On the question of the worker's revolution, Marx could not have been more wrong.
The proletariat was never able to negate itself.
In fact, Baudrillard says, it was the bourgeoisie and Capital that negated themselves.
Now, we do live in a classless society, and the proletariat really has disappeared, along with the class struggle as a whole. Marx's fatal error was that he did not understand how Capital would transpoliticize itself. He did not see that Capital would launch itself into an orbit of infinite circulation, beyond its infamous contradictions.
Marx did not realize that capital could become autonomous and "totalize the world in its own image." Baudrillard makes similar arguments about art and sexuality, but I'm most interested in his discussion of communication and information. Baudrillard says that the seeming triumph of communication and information in the digital world is a kind of substitute satisfaction for the utter failure of the aspiration, which we once had, to transcend social alienation. Because we are still alienated, we communicate like mad, proliferating social networks and submitting to homogeneity.
Social communication today is, therefore, hyper-social. It's simulated sociality in an era when we've broken down all walls on sociality, and everyone can be friends with everyone, and everyone can say everything.
"All this communication is basically nothing but a rigid script, an uninterrupted fiction designed to free us not only from the void of the television screen, but equally from the void of our own mental screen whose images we wait on with the same fascination."
Post-orgy cope is not restricted to the Left.

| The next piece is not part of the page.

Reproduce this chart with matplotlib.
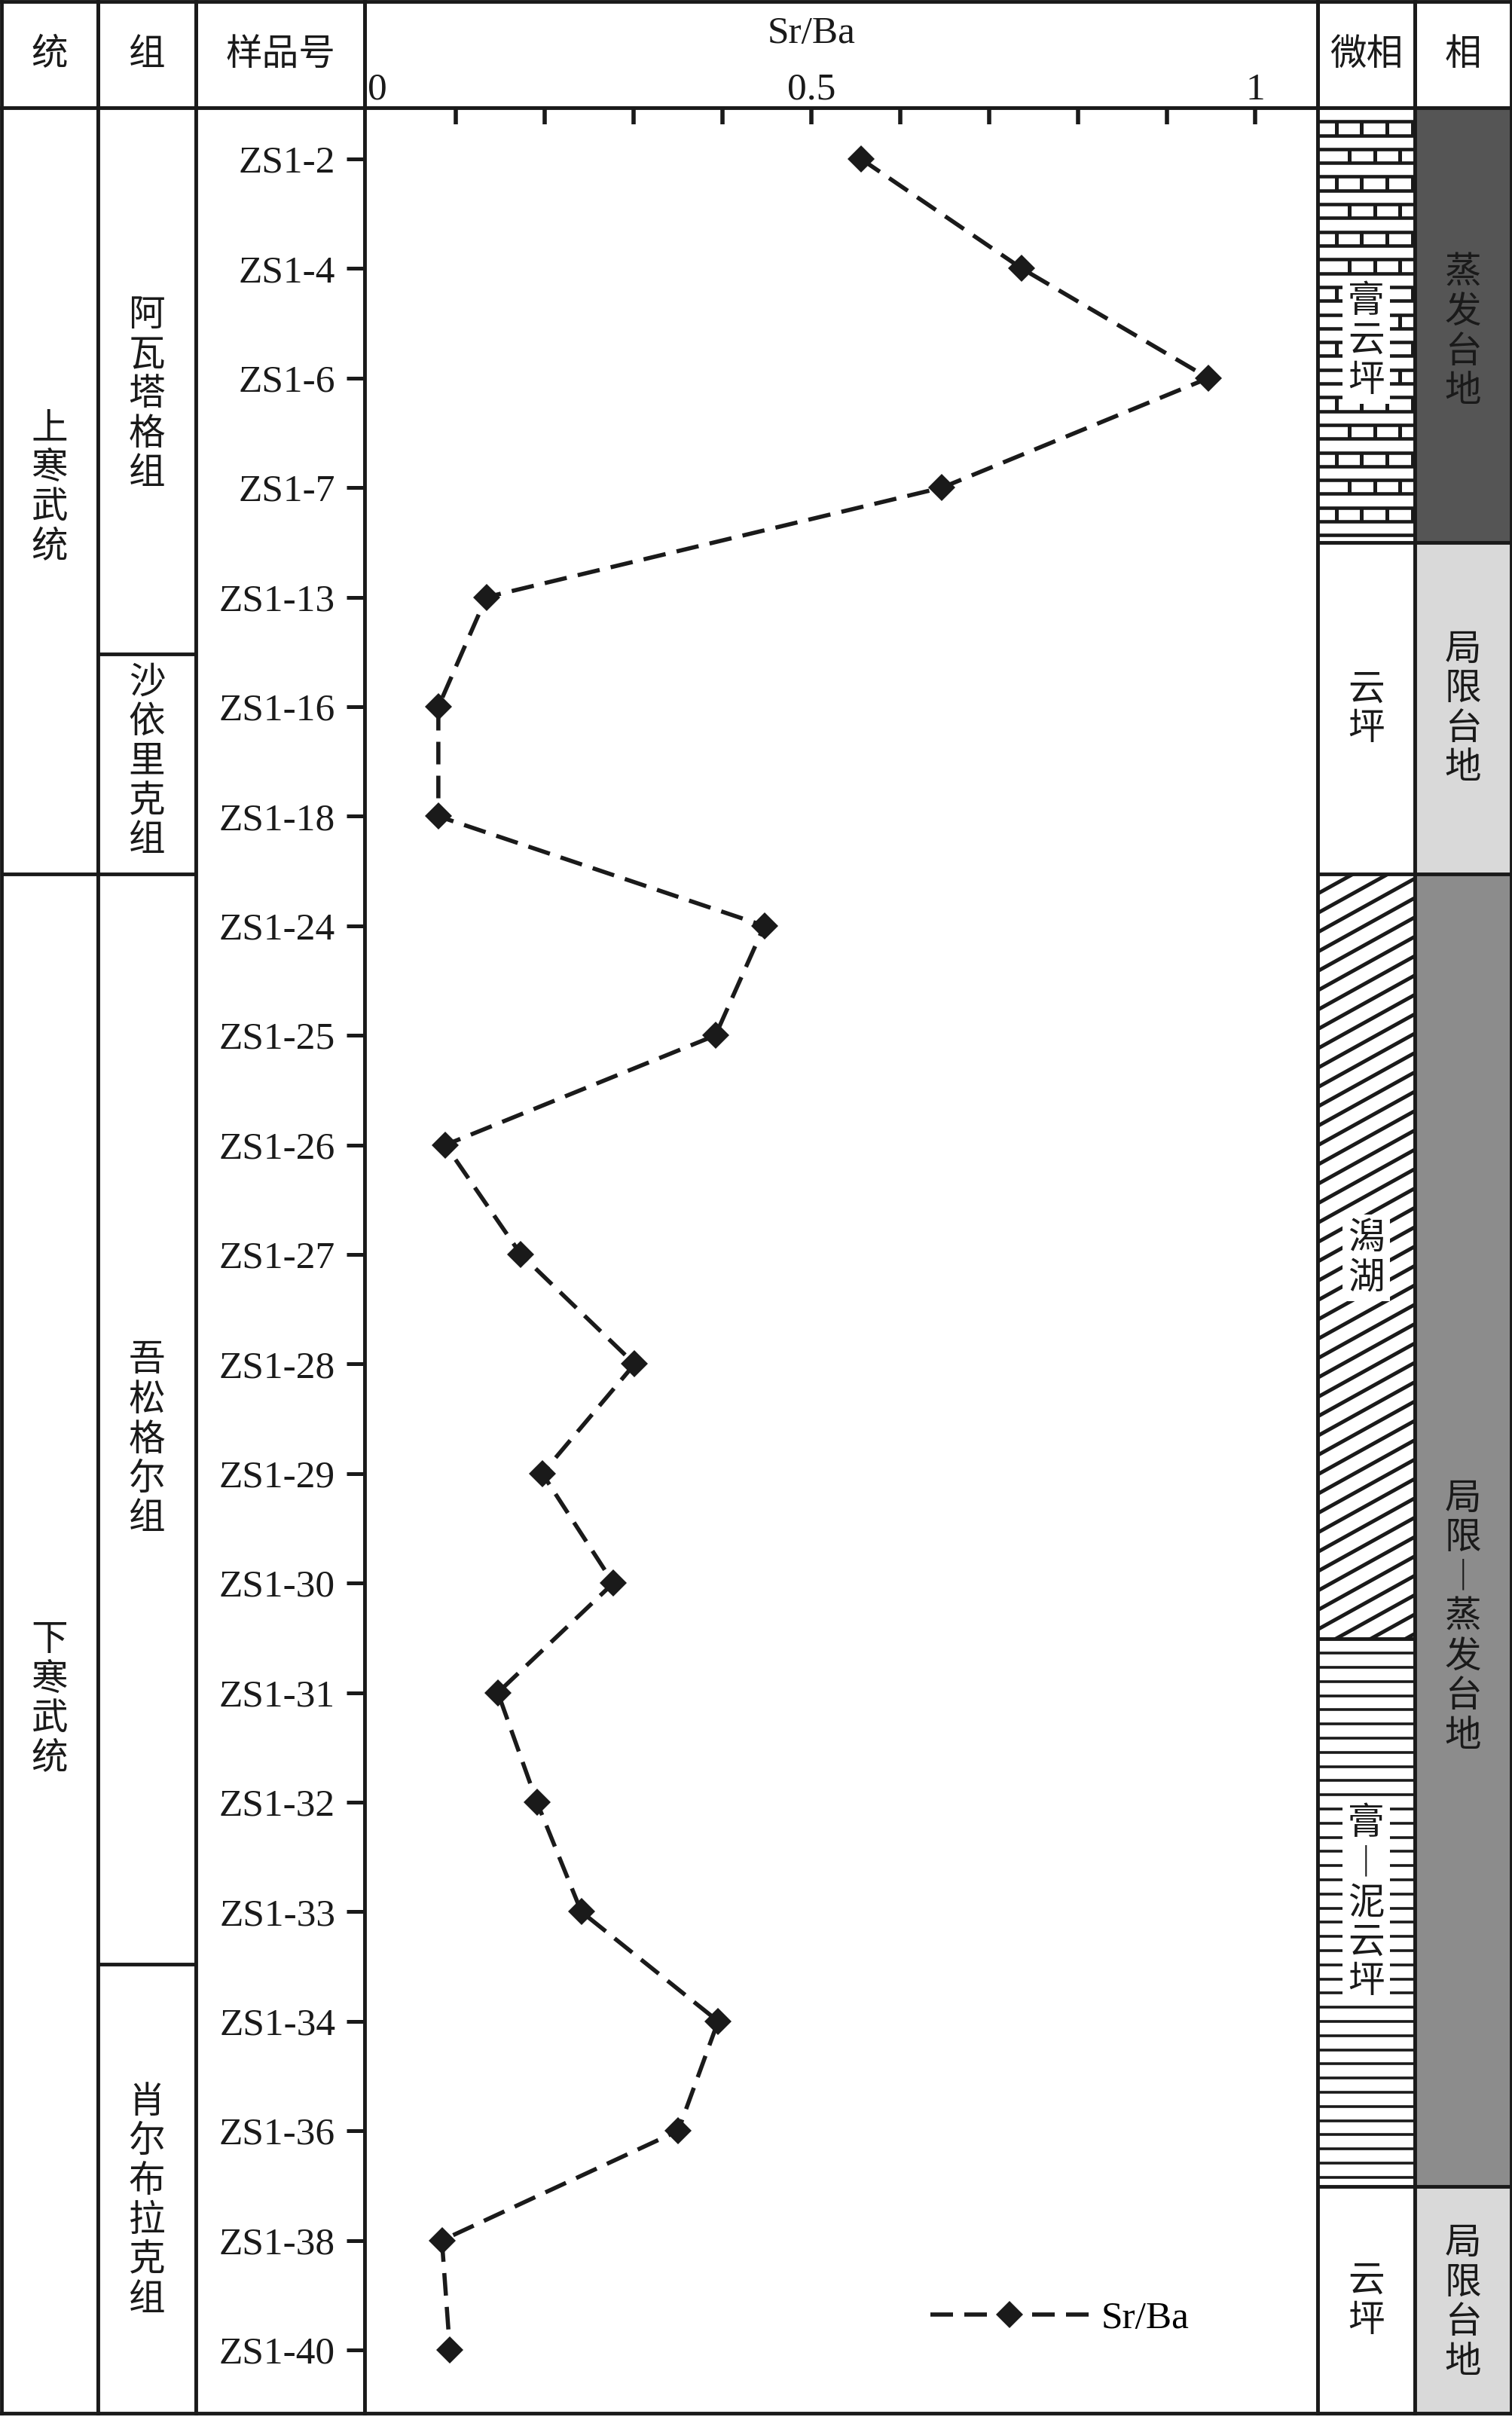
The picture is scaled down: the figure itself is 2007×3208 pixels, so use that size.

Those who today clamor for "Free Speech" are not repressed; they are simulating their own repression, fighting for something that has already been won (encoded generously in the First Amendment and ample common law). They don't really want Free Speech; they want the direction, courage, and conviction to exercise the freedom of speech they already have. But lacking these things, they pretend to be freedom fighters, according to a template they learned from movies.
They pretend they are fighting for Fee speech when we already have it, precisely because we are anxious that we have it and we don't know what to do with it.
If You Get the Chance to Win, Take It
Baudrillard doesn't leave us with many positive suggestions, but I will leave you with one closing thought.
I tend to think the path forward was hiding in his discussion of value. Recall that, according to Baudrillard, value as such is in question today, because value creation goes in many different directions at all times. What is truly valuable never seems to integrate across all the million vectors of purported value generation.
The only productive way to interpret such a situation is to make a bet on what's ultimately valuable and then construct it with the full force of modernity's liquid and uncontainable affordances.
For instance, in my case, it looks to me like the Christian inheritance is the most impressive, durable, and ultimately true system of values we've yet to hear about. Though I'm the first to admit that the postmodern condition forecloses any naive, high-modernist vision of re-imposing divine monarchy, one can still ask:
Given some leap of faith about ultimate values, how can I harness the chaotic world of unmoored objects and symbols in its direction? How can I generate and distribute new objects and symbols to bend all of the world's circulating detritus into the orbit I believe in?
In the words of the band The Wonder Years, as cited by George Hotz in the first print issue of Return magazine:
"The whole world's full of losers. If you get the chance to win, take it."
Perhaps this is the right answer to Baudrillard's question, and a promising path for reconstituting a meaningful life in the desert of the hyper-real.
If everyone is fake, then doing something real should face little competition.